• _MATERIAL_
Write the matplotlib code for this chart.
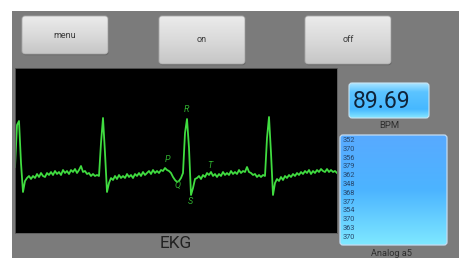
import numpy as np
import matplotlib
matplotlib.use("Agg")
import matplotlib.pyplot as plt
from matplotlib.patches import FancyBboxPatch, Rectangle

# ---------------- data ----------------
ekg_values = [
    66, 108, 112, 70, 41, 52, 55,
    57, 54, 57, 55, 59, 56, 60, 57, 56, 60, 58, 61, 58, 62, 59, 61, 58, 63, 60, 62,
    59, 63, 61, 64, 60, 63, 67, 61, 62, 59, 60, 57, 59, 57, 58, 57,
    90, 115, 80, 41, 50, 55,
    53, 57, 54, 58, 55, 57, 55, 59, 56, 58, 55, 59, 57, 60, 57, 61, 58, 60, 62, 59,
    63, 60, 62, 60, 63, 62, 65,
    63, 62, 60, 56, 53, 51, 52, 55, 60, 100, 114, 85, 38, 45, 54, 55,
    57, 54, 58, 56, 60, 58, 61, 57, 59, 56, 59, 57, 61, 58, 60, 58, 62, 59, 61, 59,
    63, 60, 62, 61, 66, 61, 60, 58, 59, 56, 58, 56, 58, 57,
    95, 116, 80, 38, 50, 54,
    52, 56, 53, 57, 55, 58, 56, 59, 57, 60, 58, 61, 59, 62, 60, 63, 59, 62, 60, 63,
    61, 64, 62, 61, 64, 61, 63, 61, 62, 60,
]
wave_labels = ["P", "Q", "R", "S", "T"]
wave_label_x = [76, 81.5, 85.5, 87.5, 97.5]
wave_label_y = [74, 48, 124, 31, 67]

button_labels = ["menu", "on", "off"]
bpm_value = "89.69"
analog_values = [352, 370, 356, 379, 362, 348, 368, 377, 354, 370, 363, 370]

FONT = ["Roboto", "DejaVu Sans"]

W, H = 460, 258
fig = plt.figure(figsize=(W / 100, H / 100), dpi=100)
fig.patch.set_facecolor("white")

ui = fig.add_axes([0, 0, 1, 1])
ui.set_xlim(0, W)
ui.set_ylim(H, 0)
ui.axis("off")

# gray panel
ui.add_patch(Rectangle((12, 11), W - 12, H - 11, facecolor="#7b7b7b", edgecolor="none", zorder=0))


def gradient_box(ax, x0, y0, x1, y1, stops, r=3, edge="#a8a8a8", lw=0.6, shadow=True):
    if shadow:
        ax.add_patch(FancyBboxPatch((x0 + 0.5, y0 + 1.2), x1 - x0, y1 - y0,
                                    boxstyle=f"round,pad=0,rounding_size={r}",
                                    facecolor="#5e5e5e", edgecolor="none", zorder=1))
    patch = FancyBboxPatch((x0, y0), x1 - x0, y1 - y0,
                           boxstyle=f"round,pad=0,rounding_size={r}",
                           facecolor="none", edgecolor=edge, linewidth=lw, zorder=3)
    ax.add_patch(patch)
    n = 64
    pos = np.linspace(0, 1, n)
    sp = [s[0] for s in stops]
    cols = np.array([matplotlib.colors.to_rgb(s[1]) for s in stops])
    arr = np.stack([np.interp(pos, sp, cols[:, k]) for k in range(3)], axis=-1)[:, None, :]
    im = ax.imshow(arr, extent=(x0, x1, y1, y0), aspect="auto", origin="upper",
                   interpolation="bilinear", zorder=2)
    im.set_clip_path(patch)


# buttons
btn_boxes = [(22, 16, 108, 54), (159, 16, 245, 64), (305, 16, 391, 64)]
for lab, (x0, y0, x1, y1) in zip(button_labels, btn_boxes):
    gradient_box(ui, x0, y0, x1, y1, [(0, "#ebebeb"), (0.5, "#dadada"), (1, "#c6c6c6")])
    ui.text((x0 + x1) / 2, (y0 + y1) / 2, lab, ha="center", va="center",
            fontsize=6.5, color="#3a3a3a", family=FONT, zorder=4)

# BPM box
gradient_box(ui, 349, 83, 429, 118,
             [(0, "#a8e4ff"), (0.25, "#5cc4ff"), (0.75, "#46b8ff"), (1, "#86e6ff")],
             r=3, edge="#c8e4f4", lw=0.8, shadow=False)
ui.text(353, 102, bpm_value, ha="left", va="center", fontsize=16.5,
        color="#10243a", family=FONT, zorder=4)
ui.text(389, 125, "BPM", ha="center", va="center", fontsize=6.8,
        color="#2e2e2e", family=FONT, zorder=4)

# Analog box
gradient_box(ui, 340, 135, 447, 245,
             [(0, "#58aaff"), (0.5, "#4cb4ff"), (1, "#7ee8ff")],
             r=3, edge="#c4dcf2", lw=0.9, shadow=False)
for k, v in enumerate(analog_values):
    ui.text(343, 140.5 + k * 8.8, str(v), ha="left", va="center", fontsize=5.3,
            color="#27466c", family=FONT, zorder=4)
ui.text(391, 253, "Analog a5", ha="center", va="center", fontsize=6.6,
        color="#2e2e2e", family=FONT, zorder=4)

# EKG label
ui.text(176, 243, "EKG", ha="center", va="center", fontsize=12.5,
        color="#222222", family=FONT, zorder=4)

# EKG plot
ax = fig.add_axes([15 / W, (H - 233) / H, 322 / W, 165 / H])
ax.set_facecolor("black")
t = np.arange(len(ekg_values))
ax.plot(t, ekg_values, color="#40dc40", linewidth=1.3, solid_joinstyle="round")
for lab, lx, ly in zip(wave_labels, wave_label_x, wave_label_y):
    ax.text(lx, ly, lab, ha="center", va="center", fontsize=6.5, style="italic",
            color="#2fae2f", family=FONT)
ax.set_xlim(0, len(ekg_values) - 1)
ax.set_ylim(0, 165)
ax.set_xticks([])
ax.set_yticks([])
for s in ax.spines.values():
    s.set_edgecolor("#5a5a5a")
    s.set_linewidth(0.6)

fig.savefig("out.png", dpi=100, facecolor=fig.get_facecolor())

• _SET EXERCISE_
Give again, word for word, every line from the top of the data through the line with "from matplotlib.patches import", both ends included, and exclude the pictures.

• _WRITTEN SOLUTION_
Write the matplotlib code for this chart.
import numpy as np
import matplotlib
matplotlib.use("Agg")
import matplotlib.pyplot as plt
from matplotlib.patches import FancyBboxPatch, Rectangle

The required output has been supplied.